====== Information supplied

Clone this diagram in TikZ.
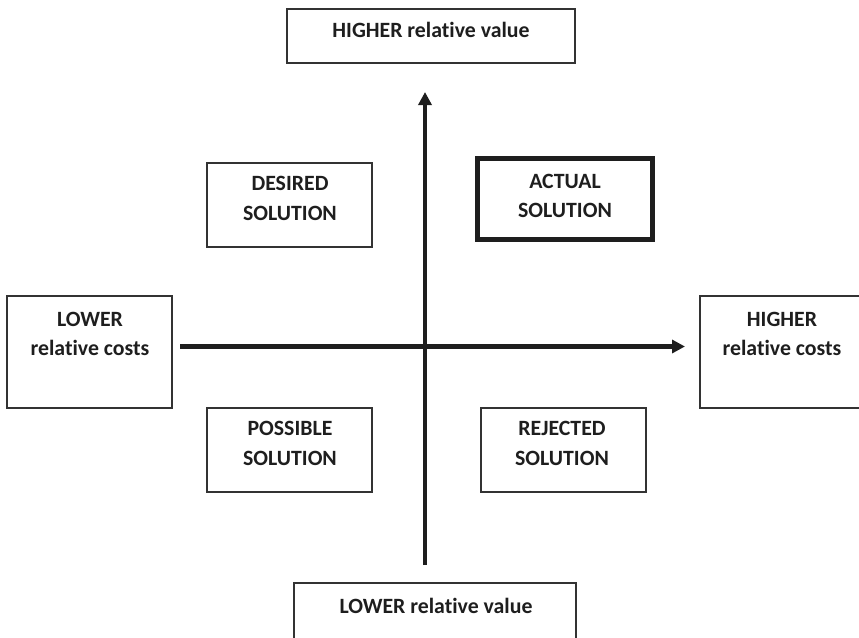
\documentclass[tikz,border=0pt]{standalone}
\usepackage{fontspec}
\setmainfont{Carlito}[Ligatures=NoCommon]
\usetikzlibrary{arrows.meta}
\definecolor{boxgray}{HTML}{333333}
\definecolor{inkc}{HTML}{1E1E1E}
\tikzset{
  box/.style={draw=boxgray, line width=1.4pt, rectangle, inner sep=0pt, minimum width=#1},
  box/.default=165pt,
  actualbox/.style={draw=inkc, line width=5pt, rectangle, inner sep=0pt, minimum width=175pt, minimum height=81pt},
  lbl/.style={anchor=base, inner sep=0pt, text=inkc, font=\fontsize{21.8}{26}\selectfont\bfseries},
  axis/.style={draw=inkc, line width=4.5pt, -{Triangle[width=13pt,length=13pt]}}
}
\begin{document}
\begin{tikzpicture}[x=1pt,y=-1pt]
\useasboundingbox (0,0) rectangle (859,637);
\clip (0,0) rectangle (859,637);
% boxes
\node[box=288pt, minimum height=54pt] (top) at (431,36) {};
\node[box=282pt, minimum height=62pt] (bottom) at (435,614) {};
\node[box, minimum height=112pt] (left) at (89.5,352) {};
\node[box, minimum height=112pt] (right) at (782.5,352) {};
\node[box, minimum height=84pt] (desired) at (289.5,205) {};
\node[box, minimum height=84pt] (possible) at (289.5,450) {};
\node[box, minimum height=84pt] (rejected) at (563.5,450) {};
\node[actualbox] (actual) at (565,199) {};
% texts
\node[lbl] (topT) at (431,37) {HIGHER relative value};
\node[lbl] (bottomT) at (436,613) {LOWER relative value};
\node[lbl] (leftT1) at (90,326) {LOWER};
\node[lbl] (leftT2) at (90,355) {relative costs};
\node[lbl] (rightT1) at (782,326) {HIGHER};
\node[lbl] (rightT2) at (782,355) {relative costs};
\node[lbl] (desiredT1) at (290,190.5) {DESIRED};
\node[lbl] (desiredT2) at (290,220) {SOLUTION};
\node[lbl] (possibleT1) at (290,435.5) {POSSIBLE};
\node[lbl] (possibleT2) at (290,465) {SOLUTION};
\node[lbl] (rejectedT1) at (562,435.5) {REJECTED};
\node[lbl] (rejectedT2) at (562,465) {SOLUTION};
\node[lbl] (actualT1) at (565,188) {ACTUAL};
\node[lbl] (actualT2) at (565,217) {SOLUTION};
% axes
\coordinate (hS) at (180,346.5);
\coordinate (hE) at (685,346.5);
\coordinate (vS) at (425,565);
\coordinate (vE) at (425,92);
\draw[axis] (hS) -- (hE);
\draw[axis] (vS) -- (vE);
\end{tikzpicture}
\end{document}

============

Given instruction:
Exclude the pictures, and transcribe all of the material exactly.

Exercise response:
Clone this diagram in TikZ.
\documentclass[tikz,border=0pt]{standalone}
\usepackage{fontspec}
\setmainfont{Carlito}[Ligatures=NoCommon]
\usetikzlibrary{arrows.meta}
\definecolor{boxgray}{HTML}{333333}
\definecolor{inkc}{HTML}{1E1E1E}
\tikzset{
  box/.style={draw=boxgray, line width=1.4pt, rectangle, inner sep=0pt, minimum width=#1},
  box/.default=165pt,
  actualbox/.style={draw=inkc, line width=5pt, rectangle, inner sep=0pt, minimum width=175pt, minimum height=81pt},
  lbl/.style={anchor=base, inner sep=0pt, text=inkc, font=\fontsize{21.8}{26}\selectfont\bfseries},
  axis/.style={draw=inkc, line width=4.5pt, -{Triangle[width=13pt,length=13pt]}}
}
\begin{document}
\begin{tikzpicture}[x=1pt,y=-1pt]
\useasboundingbox (0,0) rectangle (859,637);
\clip (0,0) rectangle (859,637);
% boxes
\node[box=288pt, minimum height=54pt] (top) at (431,36) {};
\node[box=282pt, minimum height=62pt] (bottom) at (435,614) {};
\node[box, minimum height=112pt] (left) at (89.5,352) {};
\node[box, minimum height=112pt] (right) at (782.5,352) {};
\node[box, minimum height=84pt] (desired) at (289.5,205) {};
\node[box, minimum height=84pt] (possible) at (289.5,450) {};
\node[box, minimum height=84pt] (rejected) at (563.5,450) {};
\node[actualbox] (actual) at (565,199) {};
% texts
\node[lbl] (topT) at (431,37) {HIGHER relative value};
\node[lbl] (bottomT) at (436,613) {LOWER relative value};
\node[lbl] (leftT1) at (90,326) {LOWER};
\node[lbl] (leftT2) at (90,355) {relative costs};
\node[lbl] (rightT1) at (782,326) {HIGHER};
\node[lbl] (rightT2) at (782,355) {relative costs};
\node[lbl] (desiredT1) at (290,190.5) {DESIRED};
\node[lbl] (desiredT2) at (290,220) {SOLUTION};
\node[lbl] (possibleT1) at (290,435.5) {POSSIBLE};
\node[lbl] (possibleT2) at (290,465) {SOLUTION};
\node[lbl] (rejectedT1) at (562,435.5) {REJECTED};
\node[lbl] (rejectedT2) at (562,465) {SOLUTION};
\node[lbl] (actualT1) at (565,188) {ACTUAL};
\node[lbl] (actualT2) at (565,217) {SOLUTION};
% axes
\coordinate (hS) at (180,346.5);
\coordinate (hE) at (685,346.5);
\coordinate (vS) at (425,565);
\coordinate (vE) at (425,92);
\draw[axis] (hS) -- (hE);
\draw[axis] (vS) -- (vE);
\end{tikzpicture}
\end{document}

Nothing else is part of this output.